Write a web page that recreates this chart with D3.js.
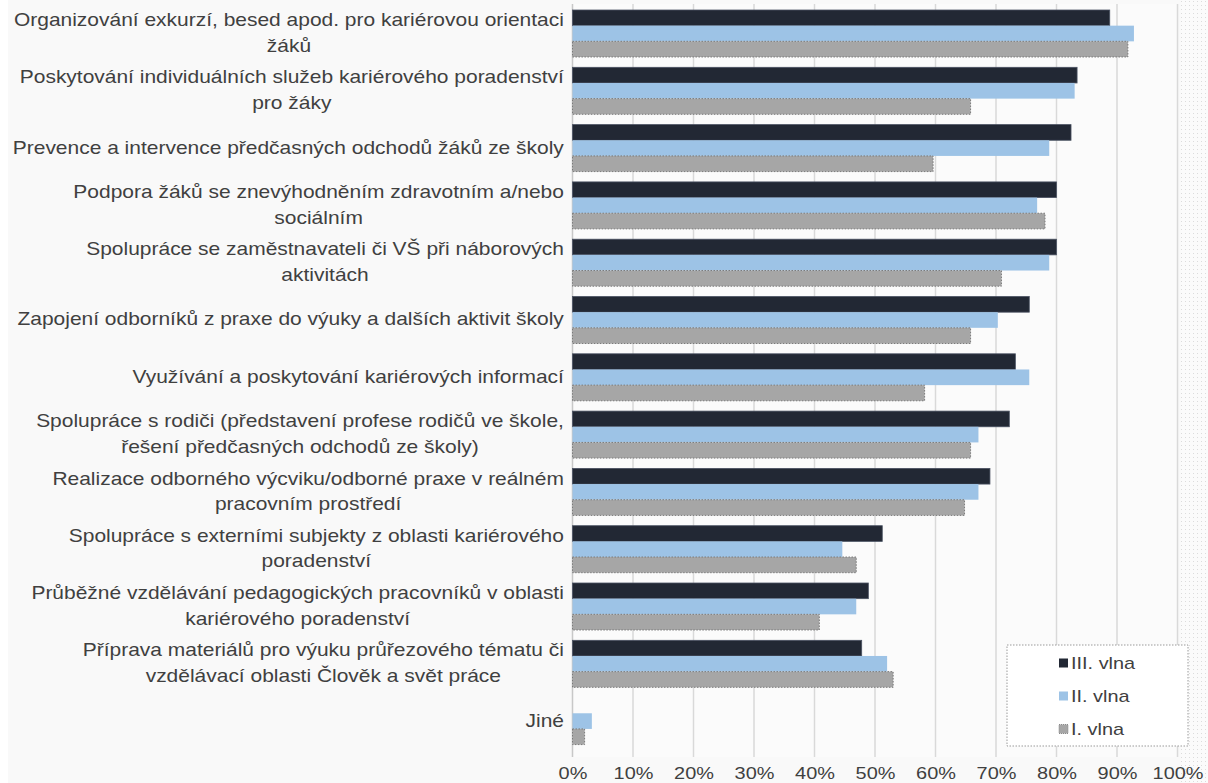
<!DOCTYPE html>
<html><head><meta charset="utf-8">
<script src="https://cdn.jsdelivr.net/npm/d3@7"></script>
<style>
html,body{margin:0;padding:0;background:#ffffff;}
svg{display:block;}
text{font-family:"Liberation Sans",Arial,sans-serif;}
</style></head>
<body>
<svg id="chart" width="1208" height="783"></svg>
<script>
const categories = [
  "Organizování exkurzí, besed apod. pro kariérovou orientaci\nžáků",
  "Poskytování individuálních služeb kariérového poradenství\npro žáky",
  "Prevence a intervence předčasných odchodů žáků ze školy",
  "Podpora žáků se znevýhodněním zdravotním a/nebo\nsociálním",
  "Spolupráce se zaměstnavateli či VŠ při náborových\naktivitách",
  "Zapojení odborníků z praxe do výuky a dalších aktivit školy",
  "Využívání a poskytování kariérových informací",
  "Spolupráce s rodiči (představení profese rodičů ve škole,\nřešení předčasných odchodů ze školy)",
  "Realizace odborného výcviku/odborné praxe v reálném\npracovním prostředí",
  "Spolupráce s externími subjekty z oblasti kariérového\nporadenství",
  "Průběžné vzdělávání pedagogických pracovníků v oblasti\nkariérového poradenství",
  "Příprava materiálů pro výuku průřezového tématu či\nvzdělávací oblasti Člověk a svět práce",
  "Jiné"
];
const seriesNames = ["III. vlna", "II. vlna", "I. vlna"];
const vlna3 = [88.8, 83.4, 82.4, 80.0, 80.0, 75.5, 73.2, 72.2, 69.0, 51.2, 48.9, 47.8, 0];
const vlna2 = [92.8, 83.0, 78.8, 76.8, 78.8, 70.3, 75.5, 67.1, 67.1, 44.6, 46.9, 52.0, 3.2];
const vlna1 = [91.8, 65.8, 59.6, 78.1, 70.9, 65.8, 58.2, 65.8, 64.8, 46.9, 40.8, 53.0, 2.0];
const tickValues = [0, 10, 20, 30, 40, 50, 60, 70, 80, 90, 100];

const seriesValues = [vlna3, vlna2, vlna1];
const colors = ["#222834", "#9dc3e6", "#a6a6a6"];
const strokes = ["#4a5262", "none", "#7a7a7a"];

const svg = d3.select("#chart");
const W = 1208, H = 783;
const SX = 1.17;
const SXL = 1.165;

const defs = svg.append("defs");
const pat = defs.append("pattern").attr("id","dots").attr("width",4).attr("height",4).attr("patternUnits","userSpaceOnUse");
pat.append("rect").attr("width",4).attr("height",4).attr("fill","#fbfbfb");
pat.append("rect").attr("x",1).attr("y",1).attr("width",1).attr("height",1).attr("fill","#dcdcdc");

svg.append("rect").attr("x",8).attr("y",0).attr("width",W-8).attr("height",H).attr("fill","#f9f9f9");

const x = d3.scaleLinear().domain([0, 100]).range([572.5, 1177.5]);
const y = d3.scaleBand().domain(d3.range(categories.length))
  .range([4.85, 749.75]).paddingInner(0.18).paddingOuter(0.09);
const yi = d3.scaleBand().domain(d3.range(seriesNames.length))
  .range([0, y.bandwidth()]).padding(0);

const plotTop = 4, plotBottom = 757;
svg.append("rect").attr("x", x(0)).attr("y", plotTop).attr("width", x(100) - x(0)).attr("height", plotBottom - plotTop).attr("fill","#fbfbfb");
svg.append("rect").attr("x", x(100)+3).attr("y", 0).attr("width", W - x(100) - 3).attr("height", H).attr("fill","url(#dots)");

svg.append("g").selectAll("line").data(tickValues.slice(1)).join("line")
  .attr("x1", d => x(d)).attr("x2", d => x(d))
  .attr("y1", plotTop).attr("y2", plotBottom)
  .attr("stroke", "#d9d9d9").attr("stroke-width", 1.5);
svg.append("line").attr("x1", x(0)).attr("x2", x(0)).attr("y1", plotTop).attr("y2", plotBottom)
  .attr("stroke", "#c8c8c8").attr("stroke-width", 1.5);

const groups = svg.append("g").selectAll("g").data(categories).join("g")
  .attr("transform", (d, i) => `translate(0,${y(i)})`);
groups.selectAll("rect").data((d, i) => seriesValues.map((s, k) => ({k, v: s[i]})).filter(e => e.v > 0))
  .join("rect")
  .attr("x", x(0))
  .attr("y", e => yi(e.k))
  .attr("width", e => x(e.v) - x(0))
  .attr("height", yi.bandwidth())
  .attr("fill", e => colors[e.k])
  .attr("stroke", e => strokes[e.k])
  .attr("stroke-width", e => e.k === 2 ? 1 : 0.8)
  .attr("stroke-dasharray", e => e.k === 2 ? "1.5,1.5" : null);

const labelRight = 564;
const lineH = 25.5;
const labG = svg.append("g");
categories.forEach((c, i) => {
  const lines = c.split("\n");
  const cy = y(i) + y.bandwidth() / 2 - 1;
  const temp = lines.map(l => {
    const t = labG.append("text").attr("font-size", 18).attr("fill", "#404040").text(l);
    const w = t.node().getComputedTextLength() * SXL;
    return {t, w};
  });
  const blockW = d3.max(temp, d => d.w);
  const center = labelRight - blockW / 2;
  temp.forEach((o, j) => {
    const ly = cy + (j - (lines.length - 1) / 2) * lineH;
    o.t.attr("text-anchor", "middle").attr("dominant-baseline", "central")
      .attr("transform", `translate(${center},${ly}) scale(${SXL},1)`);
  });
});

const axis = d3.axisBottom(x).tickValues(tickValues).tickFormat(d => d + "%").tickSize(0).tickPadding(0);
const ax = svg.append("g").attr("transform", `translate(0,${773})`).call(axis);
ax.select(".domain").remove();
ax.selectAll("text").attr("font-size", 17).attr("fill", "#404040")
  .attr("font-family", "Liberation Sans, Arial, sans-serif")
  .attr("dy", null).attr("dominant-baseline", "central")
  .attr("transform", `scale(${SX},1)`);

const lg = svg.append("g");
lg.append("rect").attr("x", 1007).attr("y", 645).attr("width", 181).attr("height", 101)
  .attr("fill", "#ffffff").attr("stroke", "#9a9a9a").attr("stroke-dasharray", "1.5,1.5");
seriesNames.forEach((n, k) => {
  const ly = 663 + k * 33;
  lg.append("rect").attr("x", 1059).attr("y", ly - 4.5).attr("width", 9).attr("height", 9)
    .attr("fill", colors[k]).attr("stroke", k === 2 ? "#8a8a8a" : "none").attr("stroke-dasharray", "1,1");
  lg.append("text").attr("font-size", 17).attr("fill", "#404040")
    .attr("dominant-baseline", "central")
    .attr("transform", `translate(1071,${ly}) scale(${SX},1)`).text(n);
});
</script>
</body></html>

^^^^^^^^

- Task description -
Would you return the data exactly as written, without the pictures?

- Worked answer -
Write a web page that recreates this chart with D3.js.
<!DOCTYPE html>
<html><head><meta charset="utf-8">
<script src="https://cdn.jsdelivr.net/npm/d3@7"></script>
<style>
html,body{margin:0;padding:0;background:#ffffff;}
svg{display:block;}
text{font-family:"Liberation Sans",Arial,sans-serif;}
</style></head>
<body>
<svg id="chart" width="1208" height="783"></svg>
<script>
const categories = [
  "Organizování exkurzí, besed apod. pro kariérovou orientaci\nžáků",
  "Poskytování individuálních služeb kariérového poradenství\npro žáky",
  "Prevence a intervence předčasných odchodů žáků ze školy",
  "Podpora žáků se znevýhodněním zdravotním a/nebo\nsociálním",
  "Spolupráce se zaměstnavateli či VŠ při náborových\naktivitách",
  "Zapojení odborníků z praxe do výuky a dalších aktivit školy",
  "Využívání a poskytování kariérových informací",
  "Spolupráce s rodiči (představení profese rodičů ve škole,\nřešení předčasných odchodů ze školy)",
  "Realizace odborného výcviku/odborné praxe v reálném\npracovním prostředí",
  "Spolupráce s externími subjekty z oblasti kariérového\nporadenství",
  "Průběžné vzdělávání pedagogických pracovníků v oblasti\nkariérového poradenství",
  "Příprava materiálů pro výuku průřezového tématu či\nvzdělávací oblasti Člověk a svět práce",
  "Jiné"
];
const seriesNames = ["III. vlna", "II. vlna", "I. vlna"];
const vlna3 = [88.8, 83.4, 82.4, 80.0, 80.0, 75.5, 73.2, 72.2, 69.0, 51.2, 48.9, 47.8, 0];
const vlna2 = [92.8, 83.0, 78.8, 76.8, 78.8, 70.3, 75.5, 67.1, 67.1, 44.6, 46.9, 52.0, 3.2];
const vlna1 = [91.8, 65.8, 59.6, 78.1, 70.9, 65.8, 58.2, 65.8, 64.8, 46.9, 40.8, 53.0, 2.0];
const tickValues = [0, 10, 20, 30, 40, 50, 60, 70, 80, 90, 100];

const seriesValues = [vlna3, vlna2, vlna1];
const colors = ["#222834", "#9dc3e6", "#a6a6a6"];
const strokes = ["#4a5262", "none", "#7a7a7a"];

const svg = d3.select("#chart");
const W = 1208, H = 783;
const SX = 1.17;
const SXL = 1.165;

const defs = svg.append("defs");
const pat = defs.append("pattern").attr("id","dots").attr("width",4).attr("height",4).attr("patternUnits","userSpaceOnUse");
pat.append("rect").attr("width",4).attr("height",4).attr("fill","#fbfbfb");
pat.append("rect").attr("x",1).attr("y",1).attr("width",1).attr("height",1).attr("fill","#dcdcdc");

svg.append("rect").attr("x",8).attr("y",0).attr("width",W-8).attr("height",H).attr("fill","#f9f9f9");

const x = d3.scaleLinear().domain([0, 100]).range([572.5, 1177.5]);
const y = d3.scaleBand().domain(d3.range(categories.length))
  .range([4.85, 749.75]).paddingInner(0.18).paddingOuter(0.09);
const yi = d3.scaleBand().domain(d3.range(seriesNames.length))
  .range([0, y.bandwidth()]).padding(0);

const plotTop = 4, plotBottom = 757;
svg.append("rect").attr("x", x(0)).attr("y", plotTop).attr("width", x(100) - x(0)).attr("height", plotBottom - plotTop).attr("fill","#fbfbfb");
svg.append("rect").attr("x", x(100)+3).attr("y", 0).attr("width", W - x(100) - 3).attr("height", H).attr("fill","url(#dots)");

svg.append("g").selectAll("line").data(tickValues.slice(1)).join("line")
  .attr("x1", d => x(d)).attr("x2", d => x(d))
  .attr("y1", plotTop).attr("y2", plotBottom)
  .attr("stroke", "#d9d9d9").attr("stroke-width", 1.5);
svg.append("line").attr("x1", x(0)).attr("x2", x(0)).attr("y1", plotTop).attr("y2", plotBottom)
  .attr("stroke", "#c8c8c8").attr("stroke-width", 1.5);

const groups = svg.append("g").selectAll("g").data(categories).join("g")
  .attr("transform", (d, i) => `translate(0,${y(i)})`);
groups.selectAll("rect").data((d, i) => seriesValues.map((s, k) => ({k, v: s[i]})).filter(e => e.v > 0))
  .join("rect")
  .attr("x", x(0))
  .attr("y", e => yi(e.k))
  .attr("width", e => x(e.v) - x(0))
  .attr("height", yi.bandwidth())
  .attr("fill", e => colors[e.k])
  .attr("stroke", e => strokes[e.k])
  .attr("stroke-width", e => e.k === 2 ? 1 : 0.8)
  .attr("stroke-dasharray", e => e.k === 2 ? "1.5,1.5" : null);

const labelRight = 564;
const lineH = 25.5;
const labG = svg.append("g");
categories.forEach((c, i) => {
  const lines = c.split("\n");
  const cy = y(i) + y.bandwidth() / 2 - 1;
  const temp = lines.map(l => {
    const t = labG.append("text").attr("font-size", 18).attr("fill", "#404040").text(l);
    const w = t.node().getComputedTextLength() * SXL;
    return {t, w};
  });
  const blockW = d3.max(temp, d => d.w);
  const center = labelRight - blockW / 2;
  temp.forEach((o, j) => {
    const ly = cy + (j - (lines.length - 1) / 2) * lineH;
    o.t.attr("text-anchor", "middle").attr("dominant-baseline", "central")
      .attr("transform", `translate(${center},${ly}) scale(${SXL},1)`);
  });
});

const axis = d3.axisBottom(x).tickValues(tickValues).tickFormat(d => d + "%").tickSize(0).tickPadding(0);
const ax = svg.append("g").attr("transform", `translate(0,${773})`).call(axis);
ax.select(".domain").remove();
ax.selectAll("text").attr("font-size", 17).attr("fill", "#404040")
  .attr("font-family", "Liberation Sans, Arial, sans-serif")
  .attr("dy", null).attr("dominant-baseline", "central")
  .attr("transform", `scale(${SX},1)`);

const lg = svg.append("g");
lg.append("rect").attr("x", 1007).attr("y", 645).attr("width", 181).attr("height", 101)
  .attr("fill", "#ffffff").attr("stroke", "#9a9a9a").attr("stroke-dasharray", "1.5,1.5");
seriesNames.forEach((n, k) => {
  const ly = 663 + k * 33;
  lg.append("rect").attr("x", 1059).attr("y", ly - 4.5).attr("width", 9).attr("height", 9)
    .attr("fill", colors[k]).attr("stroke", k === 2 ? "#8a8a8a" : "none").attr("stroke-dasharray", "1,1");
  lg.append("text").attr("font-size", 17).attr("fill", "#404040")
    .attr("dominant-baseline", "central")
    .attr("transform", `translate(1071,${ly}) scale(${SX},1)`).text(n);
});
</script>
</body></html>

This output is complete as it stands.